Working in collaboration with, and striving to serve the needs of a growing, diverse set of emerging and existing applications requiring computing and other IT capabilities beyond those typically available to individual research groups yet not well served by existing HPC systems, the Pittsburgh Supercomputing Center (PSC) is carrying out an accelerated, development pilot project to create, deploy and test software building blocks and hardware implementing functionalities specifically designed to support data-analytic capabilities for data intensive scientific research. This Data Exacell (DXC) project, building on the PSC’s successful Data Supercell (DSC) technology which replaced a conventional tape-based archive with a disk-based system to economically provide the much lower latency and higher bandwidth data success necessary for data-intensive activities, will implement and bring to production quality additional functionalities important to such work. These include improved local performance, additional abilities for remote data access and storage, enhanced data integrity, data tagging and improved manageability. In support of data-analytics and data-intensive processing, we are acquiring hardware appropriate for running a broad collection of databases and interacting with them directly (e.g. over the Web) or as part of data-intensive workflows thereby increasing DXC’s effectiveness and applicability for the full range of data-analytic research. In the technological ecosystem, DXC fills the void between computationally-intensive systems (now driving towards exascale) and shared-nothing clusters (including commercial clouds).

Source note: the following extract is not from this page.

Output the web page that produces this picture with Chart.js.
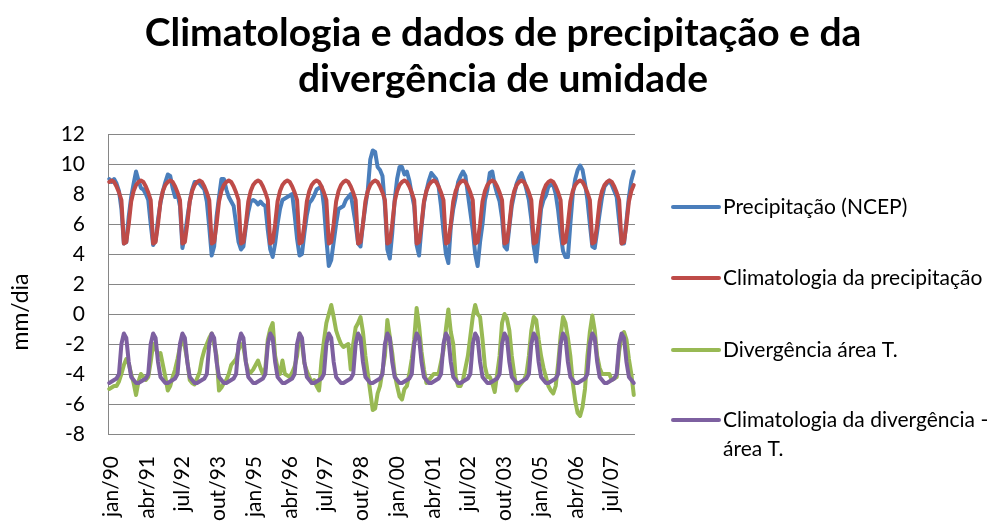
<!DOCTYPE html>
<html>
<head>
<meta charset="utf-8">
<script src="https://cdn.jsdelivr.net/npm/chart.js@4.4.1/dist/chart.umd.min.js"></script>
<style>
  html, body { margin: 0; padding: 0; background: #ffffff; }
  canvas { display: block; }
</style>
</head>
<body>
<canvas id="chart" width="999" height="522"></canvas>
<script>
// categories: monthly, jan/90 .. dez/07
const monthNames = ['jan', 'fev', 'mar', 'abr', 'mai', 'jun', 'jul', 'ago', 'set', 'out', 'nov', 'dez'];
const years = ['90', '91', '92', '93', '94', '95', '96', '97', '98', '99', '00', '01', '02', '03', '04', '05', '06', '07'];
const tickLabels = ['jan/90', 'abr/91', 'jul/92', 'out/93', 'jan/95', 'abr/96', 'jul/97', 'out/98',
                    'jan/00', 'abr/01', 'jul/02', 'out/03', 'jan/05', 'abr/06', 'jul/07'];

// monthly climatologies (jan..dez)
const precipClim = [8.8, 8.9, 8.8, 8.5, 8.1, 7.6, 4.7, 4.8, 6.0, 7.5, 8.2, 8.6];
const divClim = [-4.6, -4.5, -4.4, -4.3, -4.0, -2.0, -1.3, -1.6, -3.2, -4.2, -4.4, -4.6];

// precipitação (NCEP), one row per year
const precipNCEP = [
  [9.0, 8.8, 9.0, 8.7, 8.2, 7.0, 4.7, 4.8, 6.5, 7.8, 8.7, 9.5],
  [8.9, 8.4, 8.3, 8.0, 7.6, 6.0, 4.6, 4.9, 6.3, 7.4, 8.2, 8.8],
  [9.3, 9.2, 8.4, 7.8, 8.0, 7.2, 4.4, 5.2, 6.4, 7.5, 8.3, 8.8],
  [8.8, 8.7, 8.5, 8.3, 7.5, 5.8, 3.9, 4.5, 6.5, 7.8, 9.0, 9.0],
  [8.3, 7.8, 7.5, 7.2, 6.0, 4.8, 4.3, 4.5, 5.8, 6.8, 7.5, 7.6],
  [7.5, 7.3, 7.5, 7.3, 7.2, 5.6, 4.3, 3.8, 4.7, 6.0, 7.0, 7.6],
  [7.7, 7.8, 7.9, 8.0, 6.6, 5.0, 3.9, 4.0, 5.4, 6.6, 7.4, 7.6],
  [7.9, 8.3, 8.4, 8.5, 7.2, 5.0, 3.2, 3.6, 4.8, 6.0, 7.0, 7.1],
  [7.2, 7.6, 7.8, 8.0, 7.0, 6.0, 4.7, 4.5, 6.0, 7.2, 8.3, 10.3],
  [10.9, 10.8, 9.8, 9.6, 9.2, 7.2, 4.3, 3.7, 5.4, 7.6, 9.0, 9.8],
  [9.8, 9.3, 9.5, 8.9, 8.0, 7.2, 4.6, 3.9, 5.8, 7.4, 8.2, 8.9],
  [9.4, 9.2, 9.0, 8.5, 7.2, 5.5, 4.0, 3.4, 5.8, 7.0, 7.8, 8.8],
  [9.2, 9.5, 9.2, 8.0, 6.8, 5.6, 4.0, 3.2, 4.8, 6.0, 7.6, 8.3],
  [9.4, 9.5, 8.6, 8.0, 7.5, 6.4, 4.5, 4.3, 5.8, 7.2, 8.0, 8.7],
  [9.1, 9.4, 8.9, 8.3, 7.6, 6.3, 4.5, 3.5, 5.2, 7.0, 7.6, 7.9],
  [8.5, 8.6, 8.6, 8.0, 6.9, 5.4, 4.2, 3.8, 3.8, 6.0, 8.0, 9.0],
  [9.6, 9.9, 9.6, 8.7, 7.6, 6.0, 4.5, 4.4, 5.5, 6.7, 7.8, 8.5],
  [8.7, 8.9, 8.6, 8.2, 7.8, 6.2, 4.7, 4.7, 6.2, 7.8, 8.9, 9.5]
];

// divergência área T., one row per year
const divAreaT = [
  [-5.0, -4.9, -4.8, -4.8, -4.5, -4.0, -3.4, -3.0, -3.3, -4.0, -4.6, -5.4],
  [-4.5, -4.0, -4.2, -4.4, -4.2, -3.2, -2.0, -2.3, -2.7, -2.6, -3.4, -4.2],
  [-5.1, -4.8, -4.2, -3.7, -3.0, -2.2, -1.6, -2.2, -3.1, -4.4, -4.6, -4.7],
  [-4.3, -3.9, -3.0, -2.4, -2.0, -1.6, -1.3, -2.0, -2.8, -5.1, -4.9, -4.6],
  [-4.4, -4.0, -3.4, -3.2, -3.0, -2.4, -2.0, -2.2, -3.2, -3.8, -3.9, -3.7],
  [-3.4, -3.1, -3.6, -4.0, -3.6, -1.7, -1.0, -0.6, -2.8, -3.6, -4.0, -3.1],
  [-4.0, -4.1, -4.2, -3.9, -3.5, -2.8, -1.3, -2.0, -3.3, -3.8, -4.2, -4.6],
  [-4.4, -4.8, -5.1, -3.1, -1.8, -0.6, 0.0, 0.6, -0.2, -1.1, -1.6, -2.0],
  [-2.2, -2.1, -2.0, -3.7, -2.0, -0.9, -0.6, -0.2, -1.2, -2.8, -4.0, -5.2],
  [-6.4, -6.3, -5.3, -4.8, -3.8, -2.8, -0.4, -1.5, -2.6, -4.0, -4.8, -5.5],
  [-5.7, -5.0, -4.8, -4.0, -3.0, -1.7, 0.4, -0.8, -2.5, -3.7, -4.6, -4.4],
  [-4.2, -4.0, -4.0, -4.0, -3.2, -2.4, -1.0, 0.3, -1.2, -2.0, -4.2, -4.8],
  [-4.8, -4.4, -3.6, -2.8, -1.5, -0.2, 0.6, 0.0, -0.2, -1.7, -3.5, -4.2],
  [-4.2, -4.6, -5.2, -4.0, -2.8, -0.6, 0.0, -0.3, -1.1, -2.8, -4.0, -5.1],
  [-4.8, -4.6, -4.4, -4.0, -2.8, -1.1, -0.2, -0.4, -1.7, -2.8, -3.6, -4.2],
  [-4.8, -5.1, -5.3, -4.8, -3.3, -1.5, -0.2, -0.6, -1.6, -2.8, -4.6, -5.8],
  [-6.6, -6.8, -6.2, -5.0, -2.8, -1.2, -0.1, -1.1, -2.8, -3.6, -4.0, -4.0],
  [-4.0, -4.0, -4.4, -4.3, -4.2, -2.5, -1.5, -1.2, -1.7, -3.0, -4.0, -5.4]
];

const seriesNames = ['Precipitação (NCEP)', 'Climatologia da precipitação',
                     'Divergência área T.', 'Climatologia da divergência - área T.'];
const legendRows = [['Precipitação (NCEP)'], ['Climatologia da precipitação'],
                    ['Divergência área T.'], ['Climatologia da divergência -', 'área T.']];
const seriesColors = ['#4a7ebb', '#be4b48', '#98b954', '#7d60a0'];
const titleLines = ['Climatologia e dados de precipitação e da', 'divergência de umidade'];
const yTitle = 'mm/dia';

const labels = [];
years.forEach(y => monthNames.forEach(m => labels.push(m + '/' + y)));
const precipClimSeries = years.flatMap(() => precipClim);
const divClimSeries = years.flatMap(() => divClim);

Chart.defaults.font.family = 'Lato, "Open Sans", sans-serif';
Chart.defaults.color = '#000';

// title, y-axis caption and the side legend
const decorations = {
  id: 'decorations',
  afterDraw(chart) {
    const ctx = chart.ctx;
    ctx.save();
    ctx.fillStyle = '#000';
    ctx.textAlign = 'center';
    ctx.textBaseline = 'alphabetic';
    ctx.font = 'bold 39px Lato, sans-serif';
    ctx.fillText(titleLines[0], 503, 46);
    ctx.fillText(titleLines[1], 503, 92);

    ctx.save();
    ctx.translate(28, 312);
    ctx.rotate(-Math.PI / 2);
    ctx.font = '23px Lato, sans-serif';
    ctx.fillText(yTitle, 0, 0);
    ctx.restore();

    const rowY = [207, 278, 350, 420];
    ctx.textAlign = 'left';
    ctx.textBaseline = 'middle';
    ctx.font = '21px Lato, sans-serif';
    legendRows.forEach((rows, k) => {
      const y = rowY[k];
      ctx.strokeStyle = seriesColors[k];
      ctx.lineWidth = 4;
      ctx.lineCap = 'round';
      ctx.beginPath();
      ctx.moveTo(673, y);
      ctx.lineTo(719, y);
      ctx.stroke();
      rows.forEach((t, r) => ctx.fillText(t, 723, y + r * 29));
    });
    ctx.restore();
  }
};

const drawOrder = [3, 2, 1, 0];
const datasets = [precipNCEP.flat(), precipClimSeries, divAreaT.flat(), divClimSeries].map((d, k) => ({
  label: seriesNames[k],
  data: d,
  borderColor: seriesColors[k],
  backgroundColor: seriesColors[k],
  borderWidth: 4,
  borderJoinStyle: 'round',
  borderCapStyle: 'round',
  pointRadius: 0,
  tension: 0,
  order: drawOrder[k]
}));

new Chart(document.getElementById('chart'), {
  type: 'line',
  data: { labels: labels, datasets: datasets },
  options: {
    responsive: false,
    animation: false,
    layout: { padding: { top: 134, right: 364, left: 0, bottom: 0 } },
    plugins: { legend: { display: false }, title: { display: false }, tooltip: { enabled: false } },
    scales: {
      x: { type: 'category', offset: true, display: false },
      // label axis: one slot per tick label (every 15 months), as spaced in the original
      xl: {
        type: 'linear',
        axis: 'x',
        position: 'bottom',
        min: -0.084,
        max: 14.653,
        grid: { display: false, drawTicks: false },
        border: { display: false },
        afterBuildTicks: axis => { axis.ticks = tickLabels.map((t, k) => ({ value: k })); },
        ticks: {
          autoSkip: false,
          minRotation: 90,
          maxRotation: 90,
          padding: 22,
          font: { size: 21 },
          callback: value => tickLabels[value]
        },
        afterFit: axis => { axis.height = 88; }
      },
      y: {
        min: -8,
        max: 12,
        ticks: { stepSize: 2, padding: 23, font: { size: 21 } },
        grid: { color: '#868686', drawTicks: false },
        border: { display: true, color: '#868686', width: 1 },
        afterFit: axis => { axis.width = 108; }
      }
    }
  },
  plugins: [decorations]
});
</script>
</body>
</html>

We will discuss DXC’s current application complement, its architecture, computational engines (including small and large database systems, large cache-coherent memory system, graph analytics and data-analytic systems) and storage systems (including shared SSDs, local and multi-petabyte, shared, high-performance file systems) interconnected by a high-performance fabric in a ‘data-centric’ architecture. In addition we will sketch the extension of the DXC pilot project to the recently announced NSF award to the Bridges, large-scale production facility scheduled to go on-line in 2016.